There is no shortage of new players for this adaptation of the technology, companies like Nutanix and SimpliVity provide appliances in various flavors and packaging.  We also saw VMware announce EVO: Rail in August leveraging its vSAN technology, with Hitachi bringing this solution to market next year.


Leveraging virtualization, hyper converged systems are nicely suited to a number of today’s storage challenges, however its really only the beginning as we see much broader uses cases for this technology next year.  We will see this architecture underpinning the IT infrastructure for many intelligent infrastructure solutions, particularly in Telecommunications, Healthcare and Public Safety.

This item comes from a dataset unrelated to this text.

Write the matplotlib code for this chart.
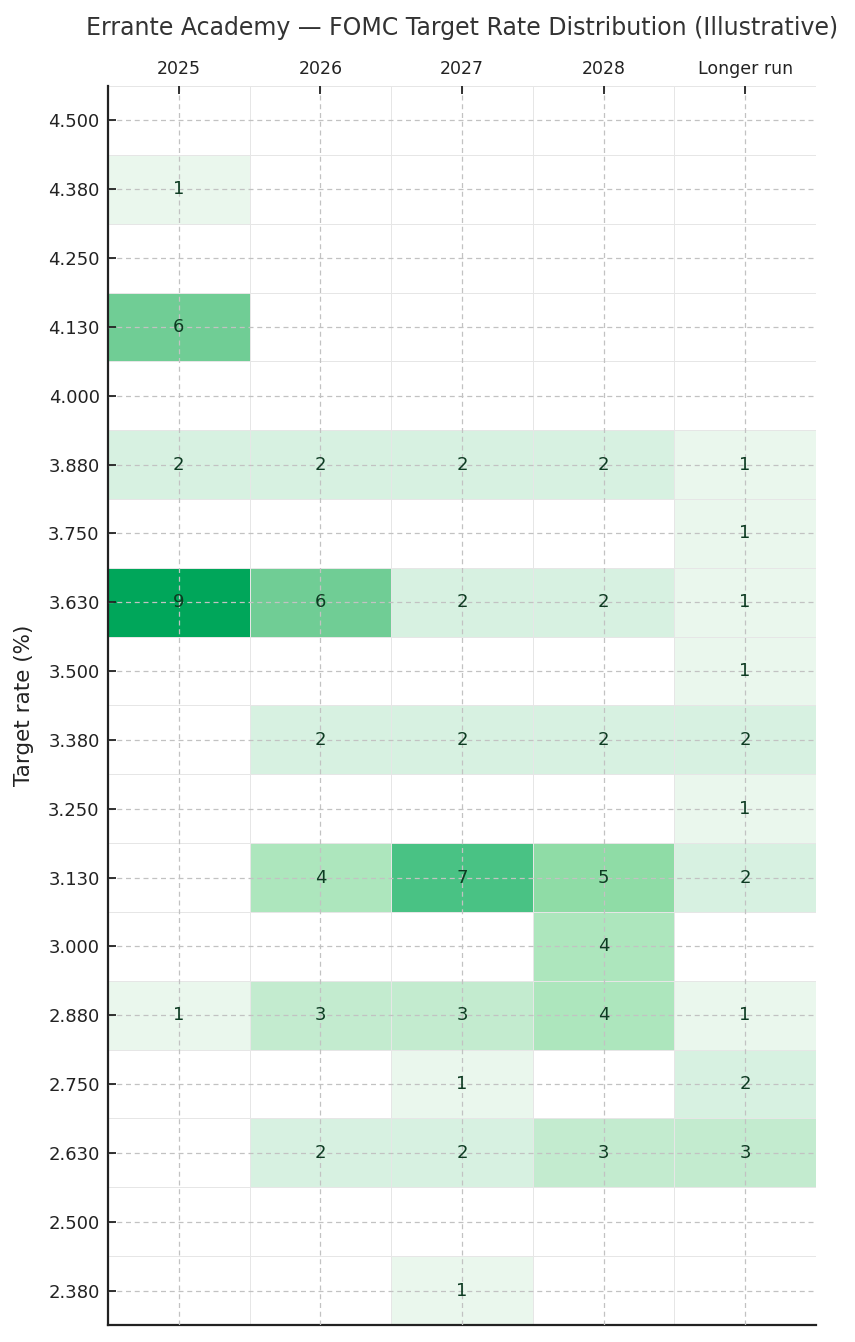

The critical ingredient besides device connectivity and data centre infrastructure is of course the software.  Applications that put the data into context, automate the business rules, distill and refine the data to help users visualize information is what makes these solutions game changing.  This is why back in October, Hitachi Data Systems announced the acquisition of Pantascene and Avrio to bring end to end solutions in the public safety space.


With a global business in social infrastructure as well as Information Technology, Hitachi is in the unique position to leverage multiple of the disciplines required to deliver highly integrated solutions to Smart Cities.  In fact, Hitachi already has a number of smart city projects in places like India and China, and was last year awarded the Asia Pacific Smart City Solutions Provider of the year.